Surrounded on all sides by massively equipped Arab armies vowing to throw it into the sea, Israel called up tens of thousands of reservists and then , for three nerve-wracking weeks, waited.
Known in Hebrew as “tekufat ha’hamtana”—literally the Waiting Period—those twenty-one days would be remembered as some of the most trying in Israel’s history. The economy staggered, tourism died, and morale in the army started plummeting. The Israeli public, meanwhile, failed to understand the reasons for the delay. Mothers and wives actually protested in favor of going to war.
Israel waited because it faced an agonizing dilemma. Either brace for the Arab attack, hope to weather it and have enough resources to strike back, or act preemptively before the Arabs had yet to fire a shot. The first option might not be survivable, but the second could turn world opinion against Israel and force it to accept a ceasefire.
The decision came down to one word: deterrence.
As General Sharon explained: “We have the power to destroy the Egyptian army, but if we give in on the free passage (through the Straits of Tiran) issue, we have opened the door to Israel’s destruction. We will have to pay a far higher price in the future for something that we in any case had to do now . . . The people of Israel are ready to wage a just war, to fight, and to pay the price. The question isn’t free passage but the existence of the people of Israel.”
In other words, if Egypt got away with its blatant aggression, Israel would be perceived as vulnerable and powerless to act in its own defense. All of its enemies would pounce.
Today, nearly sixty years later, Israel is once again waiting. The war with Hamas is well into its third week, 360,000 reservists have been called up, and the public is impatient, each day asking “Why the delay?”
Unlike 1967, of course, the enemy has already fired the first shot. The enemy has already drawn an enormous amount of Israeli blood. Israel’s justification for going to war is unassailable. Yet still we wait.
The reasons we’re given are many. Washington, we’re told, is demanding more time for efforts to free the hostages, more time to prepare American forces in the Middle East for a possible showdown with Iran and its proxies. The IDF wants more time to gather intelligence about Hamas deployments and more time to render the battle zone more accessible to our forces.
There are many reasons to delay Israel’s long anticipated ground incursion into Gaza, but as many reasons to launch it immediately.

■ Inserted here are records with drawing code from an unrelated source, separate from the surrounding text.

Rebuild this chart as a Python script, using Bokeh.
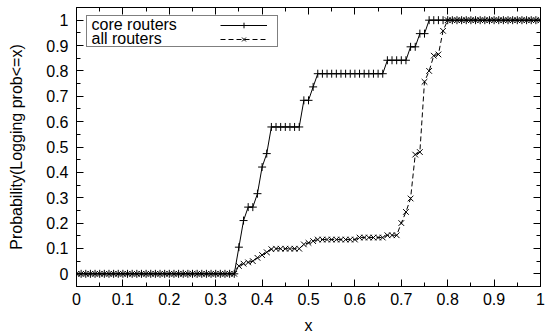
from bokeh.plotting import figure
from bokeh.models import Range1d, FixedTicker, LinearAxis, Legend, LegendItem, Label
from bokeh.embed import file_html
from bokeh.resources import INLINE

x_vals = [0.00, 0.01, 0.02, 0.03, 0.04, 0.05, 0.06, 0.07, 0.08, 0.09,
          0.10, 0.11, 0.12, 0.13, 0.14, 0.15, 0.16, 0.17, 0.18, 0.19,
          0.20, 0.21, 0.22, 0.23, 0.24, 0.25, 0.26, 0.27, 0.28, 0.29,
          0.30, 0.31, 0.32, 0.33, 0.34, 0.35, 0.36, 0.37, 0.38, 0.39,
          0.40, 0.41, 0.42, 0.43, 0.44, 0.45, 0.46, 0.47, 0.48, 0.49,
          0.50, 0.51, 0.52, 0.53, 0.54, 0.55, 0.56, 0.57, 0.58, 0.59,
          0.60, 0.61, 0.62, 0.63, 0.64, 0.65, 0.66, 0.67, 0.68, 0.69,
          0.70, 0.71, 0.72, 0.73, 0.74, 0.75, 0.76, 0.77, 0.78, 0.79,
          0.80, 0.81, 0.82, 0.83, 0.84, 0.85, 0.86, 0.87, 0.88, 0.89,
          0.90, 0.91, 0.92, 0.93, 0.94, 0.95, 0.96, 0.97, 0.98, 0.99,
          1.00]

core_routers = [0, 0, 0, 0, 0, 0, 0, 0, 0, 0,
                0, 0, 0, 0, 0, 0, 0, 0, 0, 0,
                0, 0, 0, 0, 0, 0, 0, 0, 0, 0,
                0, 0, 0, 0, 0, 0.105, 0.21, 0.263, 0.263, 0.316,
                0.421, 0.474, 0.579, 0.579, 0.579, 0.579, 0.579, 0.579, 0.579, 0.684,
                0.684, 0.737, 0.789, 0.789, 0.789, 0.789, 0.789, 0.789, 0.789, 0.789,
                0.789, 0.789, 0.789, 0.789, 0.789, 0.789, 0.789, 0.842, 0.842, 0.842,
                0.842, 0.842, 0.895, 0.895, 0.947, 0.947, 1, 1, 1, 1,
                1, 1, 1, 1, 1, 1, 1, 1, 1, 1,
                1, 1, 1, 1, 1, 1, 1, 1, 1, 1,
                1]

all_routers = [0, 0, 0, 0, 0, 0, 0, 0, 0, 0,
               0, 0, 0, 0, 0, 0, 0, 0, 0, 0,
               0, 0, 0, 0, 0, 0, 0, 0, 0, 0,
               0, 0, 0, 0, 0, 0.031, 0.040, 0.045, 0.050, 0.063,
               0.074, 0.085, 0.097, 0.099, 0.099, 0.099, 0.099, 0.099, 0.099, 0.116,
               0.122, 0.129, 0.135, 0.135, 0.135, 0.135, 0.135, 0.135, 0.135, 0.135,
               0.135, 0.143, 0.143, 0.143, 0.143, 0.143, 0.143, 0.152, 0.152, 0.152,
               0.200, 0.244, 0.297, 0.470, 0.480, 0.757, 0.800, 0.860, 0.865, 0.958,
               1, 1, 1, 1, 1, 1, 1, 1, 1, 1,
               1, 1, 1, 1, 1, 1, 1, 1, 1, 1,
               1]

series_labels = ["core routers", "all routers"]

tick_values = [0, 0.1, 0.2, 0.3, 0.4, 0.5, 0.6, 0.7, 0.8, 0.9, 1]
tick_labels = ["0", "0.1", "0.2", "0.3", "0.4", "0.5", "0.6", "0.7", "0.8", "0.9", "1"]
minor_values = [0.05, 0.15, 0.25, 0.35, 0.45, 0.55, 0.65, 0.75, 0.85, 0.95]

FONT = "Liberation Sans"
FS = "16px"

p = figure(width=545, height=336, output_backend="svg", toolbar_location=None,
           x_range=Range1d(0, 1), y_range=Range1d(-0.05, 1.05),
           min_border_left=76, min_border_right=5, min_border_top=7, min_border_bottom=50)
p.grid.visible = False
p.outline_line_color = "black"
p.outline_line_width = 1
p.background_fill_color = "white"
p.border_fill_color = "white"

def style_axis(ax, show_labels):
    ax.ticker = FixedTicker(ticks=tick_values, minor_ticks=minor_values)
    ax.axis_line_color = "black"
    ax.major_tick_line_color = "black"
    ax.minor_tick_line_color = "black"
    ax.major_tick_in = 7
    ax.major_tick_out = 0
    ax.minor_tick_in = 4
    ax.minor_tick_out = 0
    if show_labels:
        ax.major_label_overrides = dict(zip(tick_values, tick_labels))
        ax.major_label_text_font = FONT
        ax.major_label_text_font_size = FS
        ax.major_label_text_color = "black"
        ax.axis_label_text_font = FONT
        ax.axis_label_text_font_size = FS
        ax.axis_label_text_font_style = "normal"
        ax.axis_label_text_color = "black"
    else:
        ax.major_label_overrides = dict(zip(tick_values, [""] * len(tick_values)))
        ax.major_label_standoff = 0
        ax.axis_label = None

xa = p.xaxis[0]
style_axis(xa, True)
xa.axis_label = "x"
xa.major_label_standoff = 6
xa.axis_label_standoff = 9

ya = p.yaxis[0]
style_axis(ya, True)
ya.axis_label = "Probability(Logging prob<=x)"
ya.major_label_standoff = 8
ya.axis_label_standoff = 18

top_ax = LinearAxis()
style_axis(top_ax, False)
p.add_layout(top_ax, "above")
right_ax = LinearAxis()
style_axis(right_ax, False)
p.add_layout(right_ax, "right")

core_line = p.line(x_vals, core_routers, line_color="black", line_width=1)
core_mark = p.scatter(x_vals, core_routers, marker="cross", size=8,
                      line_color="black", line_width=1)
all_line = p.line(x_vals, all_routers, line_color="black", line_width=1, line_dash="5 3")
all_mark = p.scatter(x_vals, all_routers, marker="x", size=8,
                     line_color="black", line_width=1)

# legend frame (box only, transparent so the texts show)
legend_box = Legend(items=[LegendItem(label="", renderers=[]),
                           LegendItem(label="", renderers=[])],
                    location=(10, 239), margin=0, padding=1, spacing=0,
                    glyph_width=0, glyph_height=14, label_height=14,
                    label_standoff=0, label_width=188,
                    label_text_font=FONT, label_text_font_size="1px",
                    border_line_color="black", border_line_width=1,
                    background_fill_alpha=0)
p.add_layout(legend_box, "center")

# legend samples (right side of box, gnuplot style)
legend_glyphs = Legend(items=[LegendItem(label="", renderers=[core_line, core_mark]),
                              LegendItem(label="", renderers=[all_line, all_mark])],
                       location=(143, 239), margin=0, padding=1, spacing=0,
                       glyph_width=47, glyph_height=14, label_height=14,
                       label_standoff=0, label_width=0,
                       label_text_font=FONT, label_text_font_size="1px",
                       border_line_alpha=0, background_fill_alpha=0)
p.add_layout(legend_glyphs, "center")

# legend texts (left side of box)
for name, ybase in zip(series_labels, [262.5, 248.5]):
    p.add_layout(Label(x=15, y=ybase, x_units="screen", y_units="screen",
                       text=name, text_font=FONT, text_font_size=FS,
                       text_color="black", text_baseline="alphabetic",
                       text_align="left"))

open("out.html", "w").write(file_html(p, INLINE))
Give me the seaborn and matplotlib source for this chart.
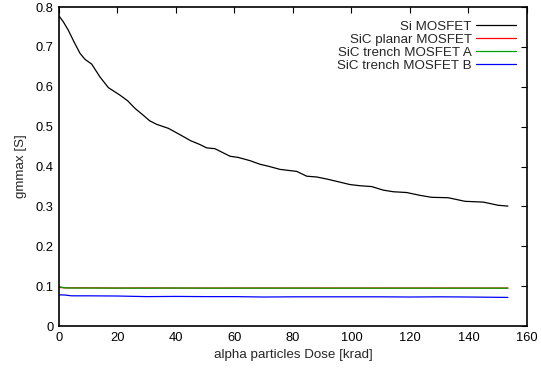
import numpy as np
import pandas as pd
import matplotlib
matplotlib.use("Agg")
import matplotlib.pyplot as plt
import seaborn as sns

# Si MOSFET curve
si_dose = [0, 1.5, 3.2, 5, 7.2, 8.9, 11.2, 14, 16.9, 20.9, 23.5, 26, 28.8, 31,
           33.4, 37.4, 41.4, 45, 48, 50.5, 53.3, 58.5, 61.3, 65.3, 68.7, 72.1,
           75.6, 79, 81.3, 84.7, 88.1, 91.5, 96.1, 99.5, 103, 106.9, 110.9,
           114.3, 118.9, 123.4, 127.4, 133.1, 138.8, 145.1, 150.2, 153.5]
si_gm = [0.778, 0.763, 0.742, 0.715, 0.684, 0.669, 0.657, 0.625, 0.598, 0.579,
         0.565, 0.546, 0.529, 0.515, 0.506, 0.496, 0.480, 0.465, 0.456, 0.447,
         0.445, 0.426, 0.423, 0.415, 0.406, 0.400, 0.393, 0.390, 0.388, 0.376,
         0.374, 0.369, 0.361, 0.355, 0.352, 0.350, 0.341, 0.337, 0.335, 0.328,
         0.323, 0.322, 0.313, 0.311, 0.303, 0.301]

# SiC devices (almost flat)
sic_dose = [0, 2, 4.3, 10, 20, 30, 40, 50, 60, 70, 80, 90, 100, 110, 120,
            130, 140, 153.5]
planar_gm = [0.097, 0.096, 0.096, 0.096, 0.0955, 0.0958, 0.0955, 0.0955, 0.0955,
             0.0956, 0.0955, 0.0956, 0.0955, 0.0956, 0.0955, 0.0956, 0.0955, 0.0955]
trench_a_gm = [0.099, 0.096, 0.0955, 0.0955, 0.0953, 0.0952, 0.0955, 0.0952, 0.0953,
               0.0952, 0.0953, 0.0951, 0.0952, 0.0951, 0.0952, 0.0951, 0.0952, 0.0951]
trench_b_gm = [0.0785, 0.078, 0.076, 0.076, 0.0755, 0.074, 0.0745, 0.074, 0.074,
               0.073, 0.0735, 0.0735, 0.0735, 0.0735, 0.073, 0.0735, 0.073, 0.072]

labels = ["Si MOSFET", "SiC planar MOSFET", "SiC trench MOSFET A", "SiC trench MOSFET B"]
colors = ["#000000", "#ff0000", "#00a000", "#0000ff"]

df = pd.concat([
    pd.DataFrame({"dose": si_dose, "gm": si_gm, "device": labels[0]}),
    pd.DataFrame({"dose": sic_dose, "gm": planar_gm, "device": labels[1]}),
    pd.DataFrame({"dose": sic_dose, "gm": trench_a_gm, "device": labels[2]}),
    pd.DataFrame({"dose": sic_dose, "gm": trench_b_gm, "device": labels[3]}),
])

sns.set_style("white")
plt.rcParams["font.family"] = ["Liberation Sans", "DejaVu Sans"]

fig = plt.figure(figsize=(5.41, 3.74), dpi=100)
ax = fig.add_axes([0.109, 0.128, 0.865, 0.853])

sns.lineplot(data=df, x="dose", y="gm", hue="device", hue_order=labels,
             palette=colors, linewidth=0.9, ax=ax, sort=False, estimator=None)

ax.set_xlim(0, 160)
ax.set_ylim(0, 0.8)
ax.set_xticks(np.arange(0, 161, 20))
ax.set_yticks(np.arange(0, 0.81, 0.1))
ax.set_yticklabels(["0", "0.1", "0.2", "0.3", "0.4", "0.5", "0.6", "0.7", "0.8"])
ax.tick_params(direction="in", length=4, width=0.8, top=True, right=True,
               labelsize=9.3, colors="black", pad=4)
for sp in ax.spines.values():
    sp.set_visible(True)
    sp.set_color("black")
    sp.set_linewidth(1.2)

ax.set_xlabel("alpha particles Dose [krad]", fontsize=9.6, labelpad=4)
ax.set_ylabel("gmmax [S]", fontsize=9.6, labelpad=6)

leg = ax.legend(loc="upper right", frameon=False, markerfirst=False,
                fontsize=9.6, handlelength=2.95, handletextpad=0.32,
                labelspacing=0.05, borderaxespad=0.0,
                bbox_to_anchor=(0.987, 0.975))
for col in leg._legend_handle_box.get_children():
    col.align = "right"

fig.savefig("out.png", dpi=100)
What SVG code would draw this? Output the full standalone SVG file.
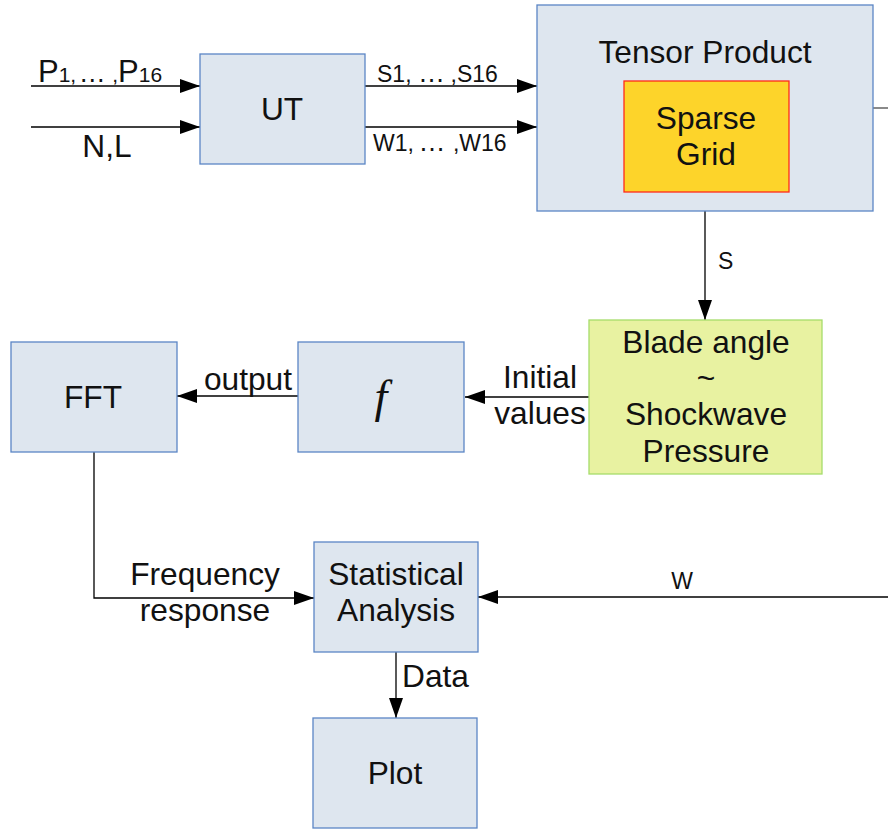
<svg xmlns="http://www.w3.org/2000/svg" width="888" height="830" viewBox="0 0 888 830">
  <defs>
    <marker id="arrow" markerUnits="userSpaceOnUse" markerWidth="20" markerHeight="14" refX="20" refY="7" orient="auto">
      <path d="M0,0 L20,7 L0,14 Z" fill="#000"/>
    </marker>
    <style>
      text { font-family: "Liberation Sans", Arial, sans-serif; fill: #111; }
      .box { fill: #dee6ef; stroke: #5b86c5; stroke-width: 1.3; }
      .sparse { fill: #fdd42a; stroke: #ff2a1a; stroke-width: 1.3; }
      .blade { fill: #e8f2a1; stroke: #a6dc6a; stroke-width: 1.3; }
      .big { font-size: 31.7px; text-anchor: middle; }
      .lbl { font-size: 31.7px; text-anchor: middle; }
      .sm { font-size: 23px; }
      .sub { font-size: 21px; }
      .dots { font-size: 27px; }
      .wire { fill: none; stroke: #000; stroke-width: 1.3; }
      .wire-end { marker-end: url(#arrow); }
    </style>
  </defs>
  <rect width="888" height="830" fill="#fff"/>

  <!-- connectors and their labels -->
  <g id="connectors">
    <path class="wire wire-end" d="M31,86 H200"/>
    <path class="wire wire-end" d="M31,127 H200"/>
    <path class="wire wire-end" d="M365,86 H537"/>
    <path class="wire wire-end" d="M365,127 H537"/>
    <path class="wire wire-end" d="M705,211 V320"/>
    <path class="wire wire-end" d="M589,397 H465"/>
    <path class="wire wire-end" d="M298,396 H177"/>
    <path class="wire wire-end" d="M94,452 V598 H314"/>
    <path class="wire wire-end" d="M888,597 H478"/>
    <path class="wire wire-end" d="M396,652 V718"/>
    <path d="M873,108 H888" fill="none" stroke="#8a8a8a" stroke-width="2"/>

    <text x="38" y="82" style="font-size:31px"><tspan>P</tspan><tspan class="sub">1,</tspan><tspan class="dots" dx="2.5">…</tspan><tspan class="sub" dx="6.5">,</tspan><tspan>P</tspan><tspan class="sub">16</tspan></text>
    <text x="107" y="157" class="lbl">N,L</text>
    <text x="377" y="82" class="sm">S1,<tspan class="dots" dx="6.5">…</tspan><tspan dx="5.5">,S16</tspan></text>
    <text x="373" y="151" class="sm">W1,<tspan class="dots" dx="4.5">…</tspan><tspan dx="7.5">,W16</tspan></text>
    <text x="718" y="269" class="sm">S</text>
    <text x="540" y="388" class="lbl">Initial</text>
    <text x="540" y="424" class="lbl">values</text>
    <text x="248" y="390" class="lbl">output</text>
    <text x="205" y="585" class="lbl">Frequency</text>
    <text x="205" y="621" class="lbl">response</text>
    <text x="682" y="589" class="sm" text-anchor="middle">W</text>
    <text x="402" y="687" style="font-size:31.7px">Data</text>
  </g>

  <g id="node-ut">
    <rect class="box" x="200" y="54" width="165" height="110"/>
    <text x="282" y="120" class="big">UT</text>
  </g>

  <g id="node-tensor">
    <rect class="box" x="537" y="5" width="336" height="206"/>
    <text x="705" y="63" class="big">Tensor Product</text>
  </g>

  <g id="node-sparse">
    <rect class="sparse" x="624" y="81" width="165" height="111"/>
    <text x="706" y="129" class="big">Sparse</text>
    <text x="706" y="165" class="big">Grid</text>
  </g>

  <g id="node-blade">
    <rect class="blade" x="589" y="320" width="233" height="154"/>
    <text x="706" y="353" class="big">Blade angle</text>
    <text x="706" y="389" class="big">~</text>
    <text x="706" y="425" class="big">Shockwave</text>
    <text x="706" y="462" class="big">Pressure</text>
  </g>

  <g id="node-f">
    <rect class="box" x="298" y="342" width="166" height="110"/>
    <text x="381" y="412" style="font-family:'Liberation Serif','Times New Roman',serif;font-style:italic;font-size:46px;text-anchor:middle">f</text>
  </g>

  <g id="node-fft">
    <rect class="box" x="11" y="342" width="166" height="110"/>
    <text x="93" y="408" class="big">FFT</text>
  </g>

  <g id="node-stats">
    <rect class="box" x="314" y="542" width="164" height="110"/>
    <text x="396" y="585" class="big">Statistical</text>
    <text x="396" y="621" class="big">Analysis</text>
  </g>

  <g id="node-plot">
    <rect class="box" x="313" y="718" width="164" height="110"/>
    <text x="395" y="784" class="big">Plot</text>
  </g>
</svg>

As in 1967, Israel cannot keep massive numbers of reservists mobilized indefinitely. Most of them are women and men in their 20s and 30s, the backbone of our economy and high-tech. Many of them are married with young children and babies at home. For them, three weeks is a painfully long time. Any longer will certainly impact their morale.
nother reason is the deterioration of Israel’s international legitimacy. In contrast to 1967 when Israel’s restraint convinced many foreign leaders that it had no choice but to go to war, the longer Israel dallies today the more those same leaders are questioning the wisdom of invading Gaza. The media that once spotlighted Israeli suffering at the hands of Hamas is increasingly highlighting the pain afflicted on the Palestinians by Israel.
There are other reasons as well—the approaching winter, for example, with its cloudy skies and muddy terrain—but none is more pressing than that one word, deterrence.
Without uprooting and destroying Hamas, Israel will not be able to restore its deterrence power. Instead of fearing us, our enemies will be emboldened to attack. Without sending our army into Gaza, we cannot tell the residents of the south to return to the homes. Without demonstrating our determination to fight, we cannot revive the confidence of the people of Israel in the State of Israel, founded on the promise that Jews would be forever protected from massacre.
Were Ariel Sharon alive today, still a general speaking in the Pit, he would urge us, just as he did in 1967, not to remove with our own hands our most powerful weapon. He would warn us of the danger of Israel’s destruction. Do not wait, Arik would shout, attack.